İnsan mutlu olamadıktan sonra çok para kazanmasının ne anlamı olabilir ki? Mutlu olmayı geçtim huzuru olmadıktan sonra... İstemediğim bir şehirde yaşamak zorunda kalıp, üstüne bir de beyaz yakalı köle olmak sizce de biraz kötü bir hayat değil mi? Tüm bu tantananın içinde ayda bir kere Caddebostan'da bira içebilmek mi yani hayatın amacı?
Ne hayal kurduysam baltalanıyor matmazel! Kaş'a taşınacağım diyorum, oralara yaşlanınca gidilir deniyor, beyaz yakalı olmayacağım diyorum, boşa mı okudun deniyor...
İnsan batağa saplanmadan, kendini iyi tanımalı, keşfetmeli. Kendi artılarını ve eksilerini, neyi isteyip istemediğini bilmeli; yolunu ona göre çizmeli. İster bunu belli bir süre bataklıkta kaldıktan sonra ister o bataklığa hiç girmeden yapmalı. En azından denemeli. İnsanın mutlaka birden fazla mesleği olabilmeli, yapabildiği kadar şey yapıp, dolu bir hayat geçirebilmeli. (Arkanızdan "berduş"i "Bir baltaya sap olamadı" denmesine hazır olun! He başarılı olursanız da "Helal olsun valla."...) Ben bataklığa saplanmadan, İstanbul'a dönünce kuyumculuk atölyelerini ziyaret edeceğim. Olur veya olmaz severim veya sevmem ama en azından deneyeceğim. Belki de hiç hoşuma gitmeyecek ve vazgeçeceğim. Göreceğiz.. Şu an bana destek olanlar sadece kendi işini yapan zanaatkar arkadaşlarım.
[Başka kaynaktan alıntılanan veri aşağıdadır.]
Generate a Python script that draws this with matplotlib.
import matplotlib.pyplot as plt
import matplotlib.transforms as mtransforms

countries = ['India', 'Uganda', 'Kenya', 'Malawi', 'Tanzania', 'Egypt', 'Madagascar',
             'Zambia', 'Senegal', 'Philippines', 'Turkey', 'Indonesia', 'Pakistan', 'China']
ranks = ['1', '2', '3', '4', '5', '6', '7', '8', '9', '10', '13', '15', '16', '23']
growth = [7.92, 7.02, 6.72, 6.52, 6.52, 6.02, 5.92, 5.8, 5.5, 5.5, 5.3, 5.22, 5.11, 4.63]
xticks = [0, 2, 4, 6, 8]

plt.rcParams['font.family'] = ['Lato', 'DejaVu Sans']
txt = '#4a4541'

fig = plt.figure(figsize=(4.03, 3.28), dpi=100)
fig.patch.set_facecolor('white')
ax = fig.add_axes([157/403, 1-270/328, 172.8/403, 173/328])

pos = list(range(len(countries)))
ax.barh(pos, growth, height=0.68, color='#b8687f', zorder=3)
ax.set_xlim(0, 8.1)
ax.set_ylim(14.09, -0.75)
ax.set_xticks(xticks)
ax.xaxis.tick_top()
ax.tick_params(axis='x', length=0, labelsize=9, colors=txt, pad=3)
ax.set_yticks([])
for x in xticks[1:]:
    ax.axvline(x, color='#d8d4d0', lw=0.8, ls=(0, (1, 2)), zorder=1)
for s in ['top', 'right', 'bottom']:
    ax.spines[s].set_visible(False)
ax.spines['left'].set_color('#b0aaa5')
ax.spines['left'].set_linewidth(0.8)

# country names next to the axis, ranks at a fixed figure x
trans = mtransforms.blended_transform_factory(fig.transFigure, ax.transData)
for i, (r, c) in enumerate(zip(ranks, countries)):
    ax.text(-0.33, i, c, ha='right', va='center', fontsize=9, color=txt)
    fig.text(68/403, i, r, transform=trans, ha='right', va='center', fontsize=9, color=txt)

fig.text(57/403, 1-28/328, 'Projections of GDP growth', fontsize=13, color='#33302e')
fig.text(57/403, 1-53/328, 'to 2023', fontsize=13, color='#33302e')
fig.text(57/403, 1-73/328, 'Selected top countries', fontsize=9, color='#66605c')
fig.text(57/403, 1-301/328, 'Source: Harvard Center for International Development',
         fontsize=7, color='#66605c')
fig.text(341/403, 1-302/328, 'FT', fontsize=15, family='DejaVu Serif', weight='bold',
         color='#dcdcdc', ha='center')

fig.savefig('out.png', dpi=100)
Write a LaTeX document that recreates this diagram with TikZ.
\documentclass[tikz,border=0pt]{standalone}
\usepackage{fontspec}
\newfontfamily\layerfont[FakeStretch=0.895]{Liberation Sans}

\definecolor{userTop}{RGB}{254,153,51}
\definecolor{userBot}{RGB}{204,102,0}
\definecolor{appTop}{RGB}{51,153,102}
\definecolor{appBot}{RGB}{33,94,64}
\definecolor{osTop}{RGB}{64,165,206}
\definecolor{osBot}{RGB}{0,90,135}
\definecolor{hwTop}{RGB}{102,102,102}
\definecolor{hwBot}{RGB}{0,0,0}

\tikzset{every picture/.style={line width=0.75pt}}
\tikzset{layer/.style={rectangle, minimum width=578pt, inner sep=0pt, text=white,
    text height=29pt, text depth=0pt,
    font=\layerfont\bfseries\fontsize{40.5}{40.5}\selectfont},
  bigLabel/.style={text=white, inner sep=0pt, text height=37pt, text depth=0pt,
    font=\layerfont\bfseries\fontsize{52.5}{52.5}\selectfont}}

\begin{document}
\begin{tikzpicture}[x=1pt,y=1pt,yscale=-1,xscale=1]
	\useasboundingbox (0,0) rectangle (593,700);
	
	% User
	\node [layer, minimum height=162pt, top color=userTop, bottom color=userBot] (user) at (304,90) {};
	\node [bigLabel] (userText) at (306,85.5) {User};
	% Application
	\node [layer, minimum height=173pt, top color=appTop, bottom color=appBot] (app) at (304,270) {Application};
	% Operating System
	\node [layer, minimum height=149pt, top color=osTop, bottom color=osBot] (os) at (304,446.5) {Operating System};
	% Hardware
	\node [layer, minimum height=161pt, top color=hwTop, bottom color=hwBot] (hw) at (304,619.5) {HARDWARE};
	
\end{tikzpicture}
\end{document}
Belki onların "Herkes yapıyor sen neden yapamayasın?" demelerini haklı çıkaracağım, belki de pişman olacağım. Ki, daha pişman olmak için çok erken, hiçbir şey kaybetmeyeceğim sonuçta. Ama en azından denemiş olacağım.
Her şey insan için, hata da, başarı da... Önemli olan kararlarını kendin alıp sonuçlarına katlanabilmek.